Direction: Repeat what the lines below say, word for word, and skip every image.
# # # # # # #
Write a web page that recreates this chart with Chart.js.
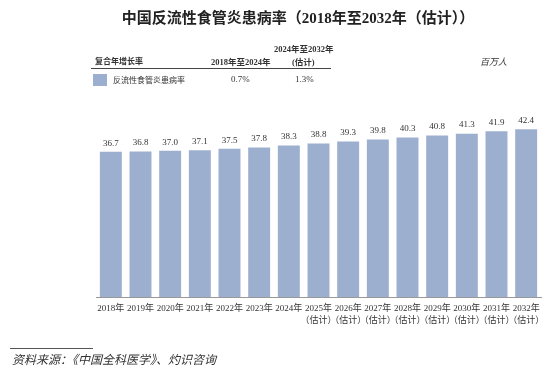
<!DOCTYPE html>
<html><head><meta charset="utf-8">
<script src="https://cdn.jsdelivr.net/npm/chart.js@4/dist/chart.umd.min.js"></script>
<style>
html,body{margin:0;padding:0;background:#fff;}
#wrap{position:relative;width:554px;height:369px;overflow:hidden;font-family:"Liberation Serif","Noto Sans CJK SC",serif;color:#333;}
#c{position:absolute;left:0;top:0;}
.t{position:absolute;white-space:nowrap;}
</style></head><body>
<div id="wrap">
<canvas id="c" width="554" height="369"></canvas>
<div class="t" id="title" style="left:0;width:596px;top:6px;text-align:center;font-size:15px;font-weight:bold;color:#222;">中国反流性食管炎患病率（2018年至2032年（估计））</div>
<div class="t" style="left:95px;top:55px;font-size:8px;font-weight:bold;">复合年增长率</div>
<div class="t" style="left:211px;top:55px;font-size:8.5px;font-weight:bold;">2018年至2024年</div>
<div class="t" style="left:274px;top:42px;font-size:8.5px;font-weight:bold;">2024年至2032年</div>
<div class="t" style="left:292px;top:55px;font-size:8.5px;font-weight:bold;">(估计)</div>
<div style="position:absolute;left:91px;top:68px;width:240px;height:1px;background:#444;"></div>
<div style="position:absolute;left:93px;top:74px;width:14px;height:12px;background:#9CAFCF;"></div>
<div class="t" style="left:113px;top:74px;font-size:8px;font-family:'Noto Sans CJK SC',sans-serif;">反流性食管炎患病率</div>
<div class="t" style="left:231px;top:74px;font-size:9px;">0.7%</div>
<div class="t" style="left:295px;top:74px;font-size:9px;">1.3%</div>
<div class="t" style="left:480px;top:55px;font-size:9px;font-style:italic;">百万人</div>
<div style="position:absolute;left:10px;top:348px;width:83px;height:1px;background:#555;"></div>
<div class="t" style="left:12px;top:350px;font-size:12px;font-style:italic;">资料来源：《中国全科医学》、灼识咨询</div>
</div>
<script>
const years = ['2018','2019','2020','2021','2022','2023','2024','2025','2026','2027','2028','2029','2030','2031','2032'];
const estimated = [false,false,false,false,false,false,false,true,true,true,true,true,true,true,true];
const prevalence = [36.7,36.8,37.0,37.1,37.5,37.8,38.3,38.8,39.3,39.8,40.3,40.8,41.3,41.9,42.4];

const labels = years.map((y,i)=> estimated[i] ? [y+'年','（估计）'] : y+'年');

const valueLabels = {
  id:'valueLabels',
  afterDatasetsDraw(chart){
    const ctx = chart.ctx;
    const meta = chart.getDatasetMeta(0);
    ctx.save();
    ctx.font = '9px "Liberation Serif", serif';
    ctx.fillStyle = '#333';
    ctx.textAlign = 'center';
    ctx.textBaseline = 'bottom';
    meta.data.forEach((bar,i)=>{
      ctx.fillText(prevalence[i].toFixed(1), bar.x, bar.y - 4);
    });
    ctx.restore();
  }
};

new Chart(document.getElementById('c'), {
  type:'bar',
  data:{ labels, datasets:[{ data: prevalence, backgroundColor:'#9CAFCF', borderWidth:0, barPercentage:0.74, categoryPercentage:1.0 }]},
  options:{
    responsive:false, animation:false,
    layout:{ padding:{ left:96, right:13, top:119, bottom:0 } },
    plugins:{ legend:{display:false}, tooltip:{enabled:false} },
    scales:{
      y:{ display:false, min:0, max:45 },
      x:{
        afterFit(s){ s.height = 72; },
        grid:{ display:false, drawTicks:false },
        border:{ display:true, color:'#999', width:1 },
        ticks:{ padding:6, maxRotation:0, autoSkip:false, color:'#333',
          font:{ family:'"Liberation Serif","Noto Sans CJK SC",serif', size:9, lineHeight:1.3 } }
      }
    }
  },
  plugins:[valueLabels]
});
</script>
</body></html>
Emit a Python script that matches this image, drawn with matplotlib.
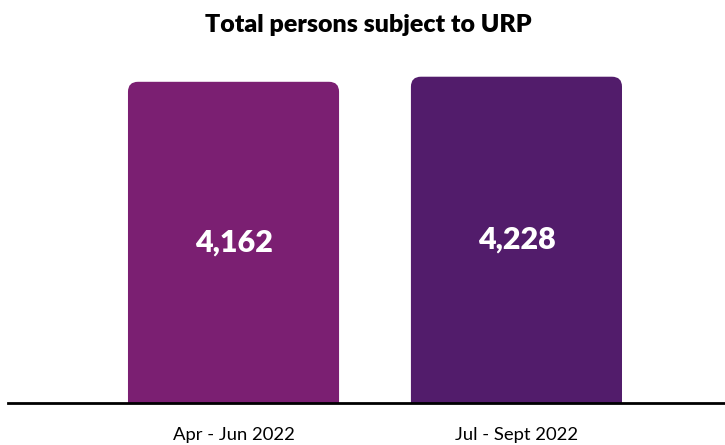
# # # # # # #
Completed exercise:
Write a web page that recreates this chart with Chart.js.
<!DOCTYPE html>
<html><head><meta charset="utf-8">
<script src="https://cdn.jsdelivr.net/npm/chart.js@4/dist/chart.umd.min.js"></script>
<style>
html,body{margin:0;padding:0;background:#fff;}
#wrap{position:relative;width:554px;height:369px;overflow:hidden;font-family:"Liberation Serif","Noto Sans CJK SC",serif;color:#333;}
#c{position:absolute;left:0;top:0;}
.t{position:absolute;white-space:nowrap;}
</style></head><body>
<div id="wrap">
<canvas id="c" width="554" height="369"></canvas>
<div class="t" id="title" style="left:0;width:596px;top:6px;text-align:center;font-size:15px;font-weight:bold;color:#222;">中国反流性食管炎患病率（2018年至2032年（估计））</div>
<div class="t" style="left:95px;top:55px;font-size:8px;font-weight:bold;">复合年增长率</div>
<div class="t" style="left:211px;top:55px;font-size:8.5px;font-weight:bold;">2018年至2024年</div>
<div class="t" style="left:274px;top:42px;font-size:8.5px;font-weight:bold;">2024年至2032年</div>
<div class="t" style="left:292px;top:55px;font-size:8.5px;font-weight:bold;">(估计)</div>
<div style="position:absolute;left:91px;top:68px;width:240px;height:1px;background:#444;"></div>
<div style="position:absolute;left:93px;top:74px;width:14px;height:12px;background:#9CAFCF;"></div>
<div class="t" style="left:113px;top:74px;font-size:8px;font-family:'Noto Sans CJK SC',sans-serif;">反流性食管炎患病率</div>
<div class="t" style="left:231px;top:74px;font-size:9px;">0.7%</div>
<div class="t" style="left:295px;top:74px;font-size:9px;">1.3%</div>
<div class="t" style="left:480px;top:55px;font-size:9px;font-style:italic;">百万人</div>
<div style="position:absolute;left:10px;top:348px;width:83px;height:1px;background:#555;"></div>
<div class="t" style="left:12px;top:350px;font-size:12px;font-style:italic;">资料来源：《中国全科医学》、灼识咨询</div>
</div>
<script>
const years = ['2018','2019','2020','2021','2022','2023','2024','2025','2026','2027','2028','2029','2030','2031','2032'];
const estimated = [false,false,false,false,false,false,false,true,true,true,true,true,true,true,true];
const prevalence = [36.7,36.8,37.0,37.1,37.5,37.8,38.3,38.8,39.3,39.8,40.3,40.8,41.3,41.9,42.4];

const labels = years.map((y,i)=> estimated[i] ? [y+'年','（估计）'] : y+'年');

const valueLabels = {
  id:'valueLabels',
  afterDatasetsDraw(chart){
    const ctx = chart.ctx;
    const meta = chart.getDatasetMeta(0);
    ctx.save();
    ctx.font = '9px "Liberation Serif", serif';
    ctx.fillStyle = '#333';
    ctx.textAlign = 'center';
    ctx.textBaseline = 'bottom';
    meta.data.forEach((bar,i)=>{
      ctx.fillText(prevalence[i].toFixed(1), bar.x, bar.y - 4);
    });
    ctx.restore();
  }
};

new Chart(document.getElementById('c'), {
  type:'bar',
  data:{ labels, datasets:[{ data: prevalence, backgroundColor:'#9CAFCF', borderWidth:0, barPercentage:0.74, categoryPercentage:1.0 }]},
  options:{
    responsive:false, animation:false,
    layout:{ padding:{ left:96, right:13, top:119, bottom:0 } },
    plugins:{ legend:{display:false}, tooltip:{enabled:false} },
    scales:{
      y:{ display:false, min:0, max:45 },
      x:{
        afterFit(s){ s.height = 72; },
        grid:{ display:false, drawTicks:false },
        border:{ display:true, color:'#999', width:1 },
        ticks:{ padding:6, maxRotation:0, autoSkip:false, color:'#333',
          font:{ family:'"Liberation Serif","Noto Sans CJK SC",serif', size:9, lineHeight:1.3 } }
      }
    }
  },
  plugins:[valueLabels]
});
</script>
</body></html>
Emit a Python script that matches this image, drawn with matplotlib.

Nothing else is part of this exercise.